● **Dataset records**
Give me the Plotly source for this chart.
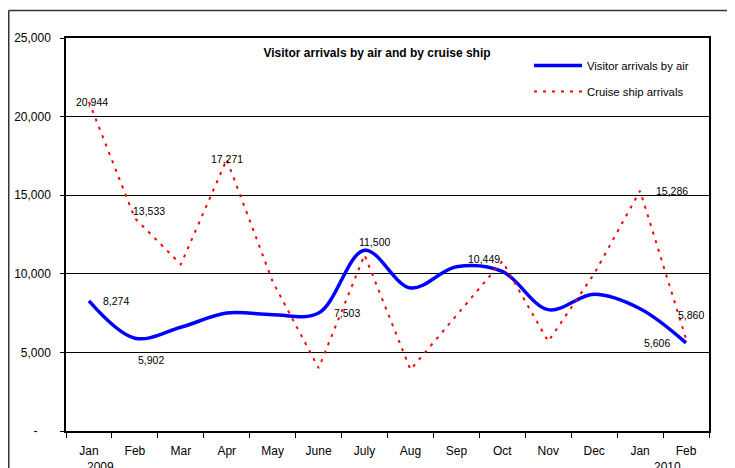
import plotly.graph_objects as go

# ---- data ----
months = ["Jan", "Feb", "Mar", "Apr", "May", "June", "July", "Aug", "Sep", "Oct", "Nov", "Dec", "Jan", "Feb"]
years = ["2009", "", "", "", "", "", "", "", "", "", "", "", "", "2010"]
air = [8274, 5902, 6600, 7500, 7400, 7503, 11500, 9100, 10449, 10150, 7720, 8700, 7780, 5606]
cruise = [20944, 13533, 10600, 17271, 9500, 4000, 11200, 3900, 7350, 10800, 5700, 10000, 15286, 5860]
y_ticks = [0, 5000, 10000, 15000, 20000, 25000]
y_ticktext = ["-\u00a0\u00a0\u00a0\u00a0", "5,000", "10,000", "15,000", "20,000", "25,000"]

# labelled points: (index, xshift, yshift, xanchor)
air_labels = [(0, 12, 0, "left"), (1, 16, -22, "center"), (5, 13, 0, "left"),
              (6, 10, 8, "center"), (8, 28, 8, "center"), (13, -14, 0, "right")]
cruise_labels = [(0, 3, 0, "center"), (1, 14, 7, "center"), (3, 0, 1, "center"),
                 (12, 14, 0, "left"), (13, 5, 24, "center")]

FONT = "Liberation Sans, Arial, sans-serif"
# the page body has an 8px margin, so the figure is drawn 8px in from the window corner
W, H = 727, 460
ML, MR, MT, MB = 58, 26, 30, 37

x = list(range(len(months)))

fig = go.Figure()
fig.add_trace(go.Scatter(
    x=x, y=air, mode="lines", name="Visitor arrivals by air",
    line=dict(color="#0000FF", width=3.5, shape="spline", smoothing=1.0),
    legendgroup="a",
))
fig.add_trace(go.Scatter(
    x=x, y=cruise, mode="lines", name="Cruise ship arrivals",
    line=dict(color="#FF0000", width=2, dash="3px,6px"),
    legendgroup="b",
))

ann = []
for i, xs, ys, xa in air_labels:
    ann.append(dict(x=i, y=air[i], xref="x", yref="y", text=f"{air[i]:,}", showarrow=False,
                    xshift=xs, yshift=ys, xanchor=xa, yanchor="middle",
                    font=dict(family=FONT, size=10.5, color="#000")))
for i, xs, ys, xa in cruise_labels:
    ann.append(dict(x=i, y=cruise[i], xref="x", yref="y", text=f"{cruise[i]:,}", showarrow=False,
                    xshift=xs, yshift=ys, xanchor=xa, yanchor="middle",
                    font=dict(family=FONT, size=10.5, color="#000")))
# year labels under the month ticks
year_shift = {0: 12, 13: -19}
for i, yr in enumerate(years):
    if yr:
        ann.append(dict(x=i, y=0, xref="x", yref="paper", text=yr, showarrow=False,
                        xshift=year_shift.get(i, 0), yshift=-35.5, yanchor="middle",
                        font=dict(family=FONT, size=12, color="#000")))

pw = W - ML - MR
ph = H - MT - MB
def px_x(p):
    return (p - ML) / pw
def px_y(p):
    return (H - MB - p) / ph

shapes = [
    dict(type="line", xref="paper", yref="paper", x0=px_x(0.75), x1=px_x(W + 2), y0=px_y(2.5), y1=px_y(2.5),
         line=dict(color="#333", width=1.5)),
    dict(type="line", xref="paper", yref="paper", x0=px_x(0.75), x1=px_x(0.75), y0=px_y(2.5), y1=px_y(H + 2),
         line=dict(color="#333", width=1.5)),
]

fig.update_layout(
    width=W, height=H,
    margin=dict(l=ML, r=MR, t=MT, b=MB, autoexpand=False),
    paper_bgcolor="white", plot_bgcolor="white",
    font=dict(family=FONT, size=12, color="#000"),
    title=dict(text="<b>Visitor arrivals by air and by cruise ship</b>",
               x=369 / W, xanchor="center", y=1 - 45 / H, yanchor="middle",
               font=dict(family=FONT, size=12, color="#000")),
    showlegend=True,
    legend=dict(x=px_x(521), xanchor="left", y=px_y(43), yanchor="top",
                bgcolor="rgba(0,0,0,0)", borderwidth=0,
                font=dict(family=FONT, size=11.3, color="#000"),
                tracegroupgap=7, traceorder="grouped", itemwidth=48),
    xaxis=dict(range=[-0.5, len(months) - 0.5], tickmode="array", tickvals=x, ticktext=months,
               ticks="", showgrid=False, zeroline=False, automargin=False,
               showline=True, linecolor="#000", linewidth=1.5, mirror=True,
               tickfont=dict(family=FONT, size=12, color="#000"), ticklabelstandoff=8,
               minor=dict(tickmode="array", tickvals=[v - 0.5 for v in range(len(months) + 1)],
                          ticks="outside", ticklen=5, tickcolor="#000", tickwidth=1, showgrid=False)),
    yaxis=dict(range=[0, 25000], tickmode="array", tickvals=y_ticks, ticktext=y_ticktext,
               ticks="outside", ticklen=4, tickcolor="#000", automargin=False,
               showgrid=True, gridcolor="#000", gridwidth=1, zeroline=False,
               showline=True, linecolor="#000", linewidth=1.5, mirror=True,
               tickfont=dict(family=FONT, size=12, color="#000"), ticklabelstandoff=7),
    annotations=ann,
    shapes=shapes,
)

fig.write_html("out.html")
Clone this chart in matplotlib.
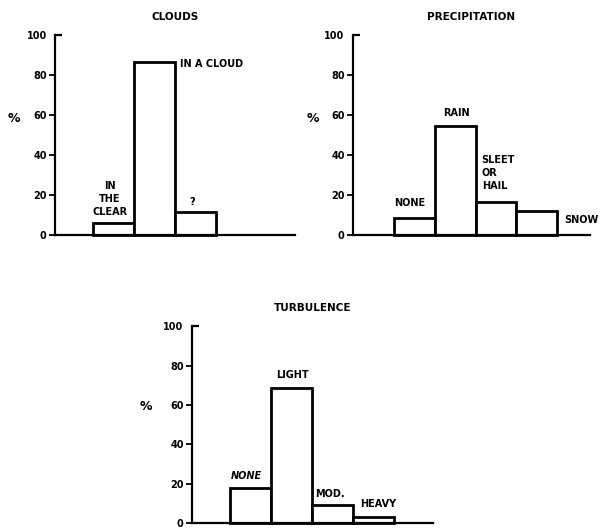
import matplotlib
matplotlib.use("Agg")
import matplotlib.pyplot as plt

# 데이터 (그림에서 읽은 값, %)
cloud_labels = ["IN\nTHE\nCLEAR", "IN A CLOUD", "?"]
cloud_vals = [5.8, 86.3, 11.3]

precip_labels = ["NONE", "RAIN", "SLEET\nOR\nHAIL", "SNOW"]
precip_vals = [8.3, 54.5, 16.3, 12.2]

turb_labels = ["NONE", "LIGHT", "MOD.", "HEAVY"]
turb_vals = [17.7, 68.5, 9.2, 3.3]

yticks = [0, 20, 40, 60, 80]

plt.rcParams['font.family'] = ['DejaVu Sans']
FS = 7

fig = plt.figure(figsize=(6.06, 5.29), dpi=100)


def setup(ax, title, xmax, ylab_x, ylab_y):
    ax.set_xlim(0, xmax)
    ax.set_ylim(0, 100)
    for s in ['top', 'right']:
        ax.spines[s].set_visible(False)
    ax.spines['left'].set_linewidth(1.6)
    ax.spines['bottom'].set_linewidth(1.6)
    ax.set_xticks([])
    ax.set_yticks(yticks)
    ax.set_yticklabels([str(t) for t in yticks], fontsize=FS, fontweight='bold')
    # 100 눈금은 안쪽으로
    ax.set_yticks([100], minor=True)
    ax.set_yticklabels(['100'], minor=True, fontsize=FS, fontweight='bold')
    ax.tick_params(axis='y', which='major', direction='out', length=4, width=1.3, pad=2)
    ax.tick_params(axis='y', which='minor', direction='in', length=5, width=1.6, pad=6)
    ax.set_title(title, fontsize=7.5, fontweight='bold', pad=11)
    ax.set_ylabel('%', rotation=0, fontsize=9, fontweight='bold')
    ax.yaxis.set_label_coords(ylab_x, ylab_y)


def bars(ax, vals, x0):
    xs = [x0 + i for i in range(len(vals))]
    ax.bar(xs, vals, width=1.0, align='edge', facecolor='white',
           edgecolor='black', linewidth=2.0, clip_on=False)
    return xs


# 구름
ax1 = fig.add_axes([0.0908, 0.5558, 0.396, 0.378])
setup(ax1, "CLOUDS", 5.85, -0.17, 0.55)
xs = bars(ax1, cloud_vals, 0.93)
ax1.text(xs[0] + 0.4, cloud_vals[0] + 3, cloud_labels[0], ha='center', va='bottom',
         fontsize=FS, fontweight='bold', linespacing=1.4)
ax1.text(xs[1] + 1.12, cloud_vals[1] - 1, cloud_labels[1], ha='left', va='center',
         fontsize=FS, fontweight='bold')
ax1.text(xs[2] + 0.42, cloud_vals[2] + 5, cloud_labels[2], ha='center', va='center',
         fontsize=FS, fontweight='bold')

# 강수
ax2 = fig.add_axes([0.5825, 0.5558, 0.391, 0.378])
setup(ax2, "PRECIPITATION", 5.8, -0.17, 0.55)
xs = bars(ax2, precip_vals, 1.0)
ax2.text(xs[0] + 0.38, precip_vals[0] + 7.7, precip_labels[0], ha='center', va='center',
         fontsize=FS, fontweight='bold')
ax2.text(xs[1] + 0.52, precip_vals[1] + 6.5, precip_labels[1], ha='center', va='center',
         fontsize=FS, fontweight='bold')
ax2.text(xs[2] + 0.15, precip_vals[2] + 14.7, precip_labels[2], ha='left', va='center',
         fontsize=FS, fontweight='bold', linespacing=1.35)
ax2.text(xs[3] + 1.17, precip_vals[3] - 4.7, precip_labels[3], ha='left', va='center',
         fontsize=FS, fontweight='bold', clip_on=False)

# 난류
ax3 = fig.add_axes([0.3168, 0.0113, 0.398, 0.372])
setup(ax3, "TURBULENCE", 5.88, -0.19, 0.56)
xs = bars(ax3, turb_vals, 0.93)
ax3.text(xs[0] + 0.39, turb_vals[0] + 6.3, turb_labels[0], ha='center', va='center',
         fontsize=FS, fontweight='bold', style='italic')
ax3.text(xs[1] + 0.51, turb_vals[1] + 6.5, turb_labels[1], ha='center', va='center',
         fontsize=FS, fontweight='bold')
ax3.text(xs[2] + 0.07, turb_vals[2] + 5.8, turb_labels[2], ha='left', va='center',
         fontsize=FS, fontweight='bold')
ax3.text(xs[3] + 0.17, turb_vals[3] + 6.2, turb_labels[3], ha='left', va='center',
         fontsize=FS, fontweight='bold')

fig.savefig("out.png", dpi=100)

● **Given request**
Begin at the line containing "Clone this chart in matplotlib.", end at the line containing "fig = plt.figure(figsize=(6.06, 5.29), dpi=100)", and copy those lines word for word, both included. Skip pictures.

● **Solution**
Clone this chart in matplotlib.
import matplotlib
matplotlib.use("Agg")
import matplotlib.pyplot as plt

# 데이터 (그림에서 읽은 값, %)
cloud_labels = ["IN\nTHE\nCLEAR", "IN A CLOUD", "?"]
cloud_vals = [5.8, 86.3, 11.3]

precip_labels = ["NONE", "RAIN", "SLEET\nOR\nHAIL", "SNOW"]
precip_vals = [8.3, 54.5, 16.3, 12.2]

turb_labels = ["NONE", "LIGHT", "MOD.", "HEAVY"]
turb_vals = [17.7, 68.5, 9.2, 3.3]

yticks = [0, 20, 40, 60, 80]

plt.rcParams['font.family'] = ['DejaVu Sans']
FS = 7

fig = plt.figure(figsize=(6.06, 5.29), dpi=100)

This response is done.